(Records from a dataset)
################
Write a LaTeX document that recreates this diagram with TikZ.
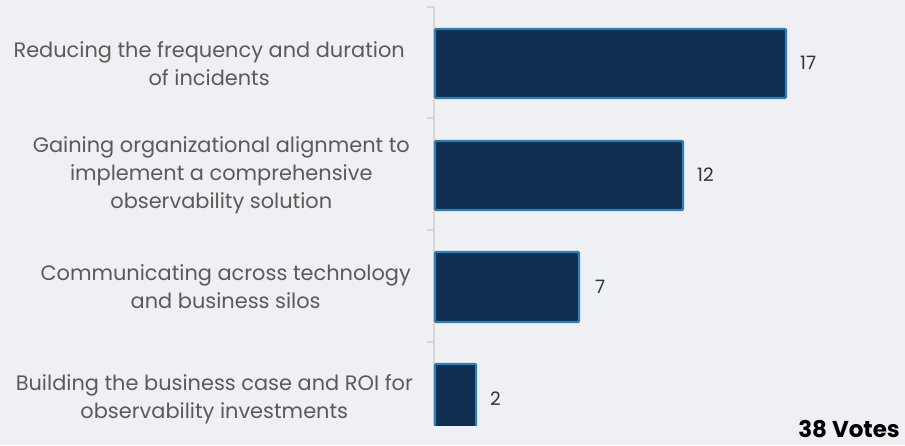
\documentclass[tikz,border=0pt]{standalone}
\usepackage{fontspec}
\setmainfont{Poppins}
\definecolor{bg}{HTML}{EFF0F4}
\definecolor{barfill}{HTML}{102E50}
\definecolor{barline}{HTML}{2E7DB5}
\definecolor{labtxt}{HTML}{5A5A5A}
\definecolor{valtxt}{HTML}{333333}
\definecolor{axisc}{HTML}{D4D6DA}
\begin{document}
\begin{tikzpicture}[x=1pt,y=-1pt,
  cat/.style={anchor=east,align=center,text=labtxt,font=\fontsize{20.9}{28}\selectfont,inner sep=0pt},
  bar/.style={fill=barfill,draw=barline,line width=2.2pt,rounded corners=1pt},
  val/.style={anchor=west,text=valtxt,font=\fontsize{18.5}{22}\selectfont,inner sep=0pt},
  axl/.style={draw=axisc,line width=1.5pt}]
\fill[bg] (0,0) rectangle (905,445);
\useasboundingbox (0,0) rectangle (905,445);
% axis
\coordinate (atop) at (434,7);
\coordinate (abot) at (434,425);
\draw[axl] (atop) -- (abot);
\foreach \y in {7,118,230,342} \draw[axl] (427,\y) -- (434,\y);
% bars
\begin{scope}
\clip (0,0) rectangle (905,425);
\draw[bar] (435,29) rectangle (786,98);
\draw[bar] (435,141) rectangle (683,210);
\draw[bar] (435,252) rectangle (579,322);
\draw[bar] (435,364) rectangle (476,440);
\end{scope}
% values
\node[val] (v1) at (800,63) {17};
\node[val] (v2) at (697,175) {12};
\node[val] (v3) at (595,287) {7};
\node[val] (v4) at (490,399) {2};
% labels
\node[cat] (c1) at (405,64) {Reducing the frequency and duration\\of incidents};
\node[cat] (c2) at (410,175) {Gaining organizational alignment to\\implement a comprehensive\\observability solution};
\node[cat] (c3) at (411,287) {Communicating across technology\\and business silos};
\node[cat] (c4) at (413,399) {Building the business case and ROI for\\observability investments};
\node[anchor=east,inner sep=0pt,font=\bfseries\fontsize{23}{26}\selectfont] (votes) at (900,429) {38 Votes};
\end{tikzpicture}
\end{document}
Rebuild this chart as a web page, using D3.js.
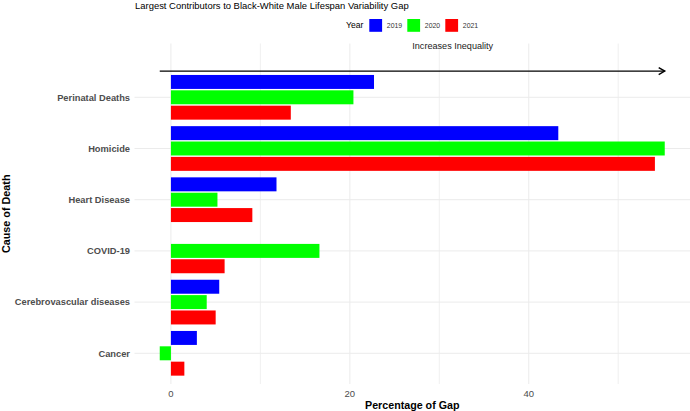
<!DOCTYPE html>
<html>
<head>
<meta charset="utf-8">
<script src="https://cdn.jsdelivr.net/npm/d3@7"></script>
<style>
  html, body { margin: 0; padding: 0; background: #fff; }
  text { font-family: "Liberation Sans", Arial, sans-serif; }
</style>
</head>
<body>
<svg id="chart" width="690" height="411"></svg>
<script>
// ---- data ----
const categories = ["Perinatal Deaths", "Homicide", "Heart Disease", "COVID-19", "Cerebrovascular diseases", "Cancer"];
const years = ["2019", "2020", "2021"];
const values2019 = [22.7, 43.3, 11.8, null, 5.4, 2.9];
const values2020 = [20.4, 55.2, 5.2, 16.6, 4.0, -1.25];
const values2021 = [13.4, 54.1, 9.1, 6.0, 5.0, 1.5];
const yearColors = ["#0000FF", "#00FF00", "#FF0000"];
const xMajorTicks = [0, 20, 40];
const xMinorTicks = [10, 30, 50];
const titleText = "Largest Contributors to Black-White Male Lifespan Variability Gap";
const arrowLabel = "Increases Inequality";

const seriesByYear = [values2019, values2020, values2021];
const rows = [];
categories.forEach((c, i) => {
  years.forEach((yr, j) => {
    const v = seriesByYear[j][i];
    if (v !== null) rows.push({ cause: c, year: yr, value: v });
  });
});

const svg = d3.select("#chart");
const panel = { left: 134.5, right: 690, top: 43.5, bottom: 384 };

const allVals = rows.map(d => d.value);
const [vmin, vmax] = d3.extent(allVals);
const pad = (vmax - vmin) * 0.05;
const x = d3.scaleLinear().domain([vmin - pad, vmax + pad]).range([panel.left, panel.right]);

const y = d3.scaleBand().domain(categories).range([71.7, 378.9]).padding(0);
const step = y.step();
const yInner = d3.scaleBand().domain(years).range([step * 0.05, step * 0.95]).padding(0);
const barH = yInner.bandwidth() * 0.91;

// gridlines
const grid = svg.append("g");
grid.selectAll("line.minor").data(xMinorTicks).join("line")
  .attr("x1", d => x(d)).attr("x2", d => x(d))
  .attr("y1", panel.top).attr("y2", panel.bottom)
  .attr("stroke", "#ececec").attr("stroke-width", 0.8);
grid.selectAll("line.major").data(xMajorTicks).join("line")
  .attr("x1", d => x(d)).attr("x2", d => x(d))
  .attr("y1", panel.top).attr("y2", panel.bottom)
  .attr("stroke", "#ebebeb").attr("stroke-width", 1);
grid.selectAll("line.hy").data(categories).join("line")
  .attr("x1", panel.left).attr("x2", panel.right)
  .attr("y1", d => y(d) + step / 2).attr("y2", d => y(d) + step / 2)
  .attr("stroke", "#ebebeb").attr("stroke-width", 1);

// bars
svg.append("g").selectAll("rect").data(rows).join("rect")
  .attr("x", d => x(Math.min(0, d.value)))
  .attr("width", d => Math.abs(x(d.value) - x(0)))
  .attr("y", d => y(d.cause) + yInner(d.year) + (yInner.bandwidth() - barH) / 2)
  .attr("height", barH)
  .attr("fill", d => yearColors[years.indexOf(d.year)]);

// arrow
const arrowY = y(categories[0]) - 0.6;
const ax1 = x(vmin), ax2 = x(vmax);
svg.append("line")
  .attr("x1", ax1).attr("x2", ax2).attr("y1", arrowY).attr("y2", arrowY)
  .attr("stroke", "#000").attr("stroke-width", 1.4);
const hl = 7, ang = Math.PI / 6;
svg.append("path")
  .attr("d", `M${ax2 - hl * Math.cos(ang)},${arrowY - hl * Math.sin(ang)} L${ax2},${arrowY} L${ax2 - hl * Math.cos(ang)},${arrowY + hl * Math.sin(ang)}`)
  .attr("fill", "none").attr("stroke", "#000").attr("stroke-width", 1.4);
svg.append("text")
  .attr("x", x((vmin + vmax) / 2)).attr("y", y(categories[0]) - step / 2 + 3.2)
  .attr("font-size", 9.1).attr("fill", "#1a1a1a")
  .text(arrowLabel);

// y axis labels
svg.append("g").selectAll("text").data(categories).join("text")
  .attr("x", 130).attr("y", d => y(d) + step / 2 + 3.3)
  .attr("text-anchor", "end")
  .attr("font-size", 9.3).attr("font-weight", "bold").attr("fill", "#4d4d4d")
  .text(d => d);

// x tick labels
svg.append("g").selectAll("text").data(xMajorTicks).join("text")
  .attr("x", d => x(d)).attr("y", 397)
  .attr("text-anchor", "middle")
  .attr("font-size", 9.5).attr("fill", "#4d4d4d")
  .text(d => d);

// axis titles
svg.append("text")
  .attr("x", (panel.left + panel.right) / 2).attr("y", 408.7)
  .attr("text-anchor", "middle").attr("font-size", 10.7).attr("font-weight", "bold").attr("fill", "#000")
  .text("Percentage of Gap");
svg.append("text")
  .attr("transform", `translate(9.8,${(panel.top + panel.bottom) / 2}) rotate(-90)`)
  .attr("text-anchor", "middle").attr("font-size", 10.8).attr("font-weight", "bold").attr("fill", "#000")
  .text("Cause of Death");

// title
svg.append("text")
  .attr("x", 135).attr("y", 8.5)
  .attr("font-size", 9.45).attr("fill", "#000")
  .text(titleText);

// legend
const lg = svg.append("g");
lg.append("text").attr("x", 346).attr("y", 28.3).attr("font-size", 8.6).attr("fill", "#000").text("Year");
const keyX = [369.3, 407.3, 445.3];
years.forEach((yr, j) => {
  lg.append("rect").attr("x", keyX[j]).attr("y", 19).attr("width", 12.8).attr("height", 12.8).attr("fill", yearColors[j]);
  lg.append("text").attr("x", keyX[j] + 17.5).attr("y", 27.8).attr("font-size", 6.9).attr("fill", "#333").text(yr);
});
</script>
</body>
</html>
################
Direction: Look through the entries and return every line where "chart" appears.

The response:
Rebuild this chart as a web page, using D3.js.
<svg id="chart" width="690" height="411"></svg>
const svg = d3.select("#chart");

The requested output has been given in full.